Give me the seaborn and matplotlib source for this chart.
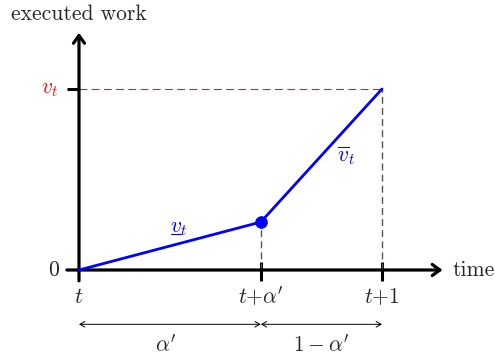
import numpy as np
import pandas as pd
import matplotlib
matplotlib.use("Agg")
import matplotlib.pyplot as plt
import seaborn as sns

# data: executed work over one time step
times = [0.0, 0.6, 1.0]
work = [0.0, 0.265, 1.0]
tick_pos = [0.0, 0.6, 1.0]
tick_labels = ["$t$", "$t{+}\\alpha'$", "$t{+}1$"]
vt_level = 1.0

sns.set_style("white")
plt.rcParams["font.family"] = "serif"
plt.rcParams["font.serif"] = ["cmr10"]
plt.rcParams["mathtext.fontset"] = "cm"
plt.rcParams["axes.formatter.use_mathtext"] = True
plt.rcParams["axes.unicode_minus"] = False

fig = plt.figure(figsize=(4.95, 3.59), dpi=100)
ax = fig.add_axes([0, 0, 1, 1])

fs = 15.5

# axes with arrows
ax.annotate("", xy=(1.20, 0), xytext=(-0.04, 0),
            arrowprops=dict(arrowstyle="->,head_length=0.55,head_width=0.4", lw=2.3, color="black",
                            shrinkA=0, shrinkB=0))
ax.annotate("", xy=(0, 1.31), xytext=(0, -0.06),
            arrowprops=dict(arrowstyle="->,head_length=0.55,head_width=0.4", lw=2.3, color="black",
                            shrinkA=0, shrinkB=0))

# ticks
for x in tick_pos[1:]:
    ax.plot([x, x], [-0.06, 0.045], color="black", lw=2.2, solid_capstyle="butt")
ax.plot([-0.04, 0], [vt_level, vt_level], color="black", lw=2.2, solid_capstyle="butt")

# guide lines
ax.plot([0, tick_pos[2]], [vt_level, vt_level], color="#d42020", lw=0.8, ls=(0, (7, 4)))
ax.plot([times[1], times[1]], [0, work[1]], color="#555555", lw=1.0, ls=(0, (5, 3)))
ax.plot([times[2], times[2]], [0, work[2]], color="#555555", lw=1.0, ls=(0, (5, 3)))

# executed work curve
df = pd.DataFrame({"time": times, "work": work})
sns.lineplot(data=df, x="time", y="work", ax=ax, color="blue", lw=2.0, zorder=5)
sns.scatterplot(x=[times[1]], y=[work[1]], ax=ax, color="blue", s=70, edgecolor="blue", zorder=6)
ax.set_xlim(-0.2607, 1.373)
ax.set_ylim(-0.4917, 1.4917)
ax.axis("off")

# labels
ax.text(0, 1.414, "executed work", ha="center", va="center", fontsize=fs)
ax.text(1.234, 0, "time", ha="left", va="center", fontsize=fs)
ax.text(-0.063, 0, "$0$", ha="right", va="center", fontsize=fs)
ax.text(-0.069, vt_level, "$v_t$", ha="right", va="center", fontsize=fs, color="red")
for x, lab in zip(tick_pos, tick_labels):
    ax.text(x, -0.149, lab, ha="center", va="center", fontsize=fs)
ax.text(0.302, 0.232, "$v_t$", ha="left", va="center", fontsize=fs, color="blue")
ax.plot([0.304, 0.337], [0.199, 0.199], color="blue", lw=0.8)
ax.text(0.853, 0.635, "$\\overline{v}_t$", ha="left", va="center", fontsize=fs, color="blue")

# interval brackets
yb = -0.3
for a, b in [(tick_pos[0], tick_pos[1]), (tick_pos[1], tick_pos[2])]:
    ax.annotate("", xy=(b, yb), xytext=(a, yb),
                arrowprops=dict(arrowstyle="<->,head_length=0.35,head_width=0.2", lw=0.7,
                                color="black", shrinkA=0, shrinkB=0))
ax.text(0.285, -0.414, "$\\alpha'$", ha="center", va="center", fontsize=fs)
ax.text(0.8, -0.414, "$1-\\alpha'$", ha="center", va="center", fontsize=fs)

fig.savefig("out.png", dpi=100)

______________________________

### Exercise prompt
Write out an exact copy of the listing, first line through the line containing "import seaborn as sns", with the pictures left out.

### Answer for the task
Give me the seaborn and matplotlib source for this chart.
import numpy as np
import pandas as pd
import matplotlib
matplotlib.use("Agg")
import matplotlib.pyplot as plt
import seaborn as sns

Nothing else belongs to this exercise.